Andrey Petrovich Ryabushkin was a painter, specializing in history and genre paintings. He was born in 1861. His father and elder brother were icon painters. Ryabushkin studied at the Moscow School of Painting, Sculpture and Architecture and the Saint Petersburg Academy of Arts. He participated in exhibitions organized by the Society of Travelling Art Exhibitions and traveled extensively through Russia.

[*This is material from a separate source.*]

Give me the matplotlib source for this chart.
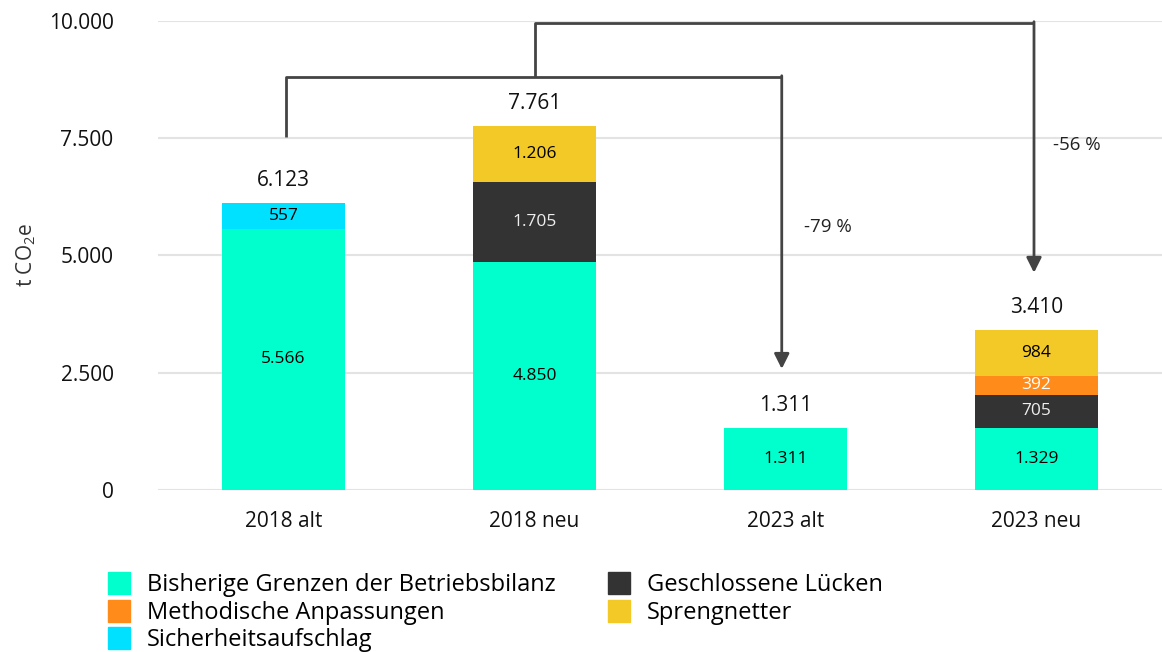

Ryabushkin’s small study “Yard of the Tyumenev Estate (Privolye)” depicts a place closely connected with his life. The Privolye estate belonged to Ilya Fyodorovich Tyumenyev — an artist, musician, guardian, mentor and friend of Ryabushkin. Tyumenev studied music theory under Nikolai Rimsky-Korsakov and wrote the libretto for his opera “The Tsar’s Bride”.
Andrey Ryabushkin met Ilya Tyumenyev while studying at the Academy of Arts. After Ryabushkin died in 1904, Tyumenyev wrote an article about his friend titled “A Talent Extinguished Too Soon”.
The Privolye estate with the master’s house, stables, arbors, a theater on a terrace, and log buildings harmoniously melded with the surrounding nature. It was one of the centers of culture and art, located on the outskirts of Saint Petersburg, and was a gathering place for a group of like-minded artists who studied Russian culture. Among them were Abram Yefimovich Arkhipov, Sergey Vasilyevich Ivanov, Dmitry Alexandrovich Toporkov and others. They were interested in Russian antiques and folk art, sometimes in summer they traveled around Russia for a few weeks and painted the monuments of Old Russian architecture. As Tyumenyev wrote, they did this to “discover and capture almost photographically, for themselves and generations to come, the Russia that we lost, the Russia we are looking for and cannot find…”
Living mostly in the village near the estate and working mainly on history paintings, Ryabushkin created finished studies and sketches, which proved useful in his later works.
The study “Yard of the Tyumenev Estate (Privolye)” is perceived as a lyrical rural landscape, continuing the line of mood landscapes, where the poetic perception of a traditional Russian village outweighs any social assessment. The composition and arrangement of the study resemble the artist’s famous history paintings: the depth of space is emphasized by the image of a wall on the right, the foreground is rather empty on the left and in the center, the middle ground is more detailed, and the background shows some scenery.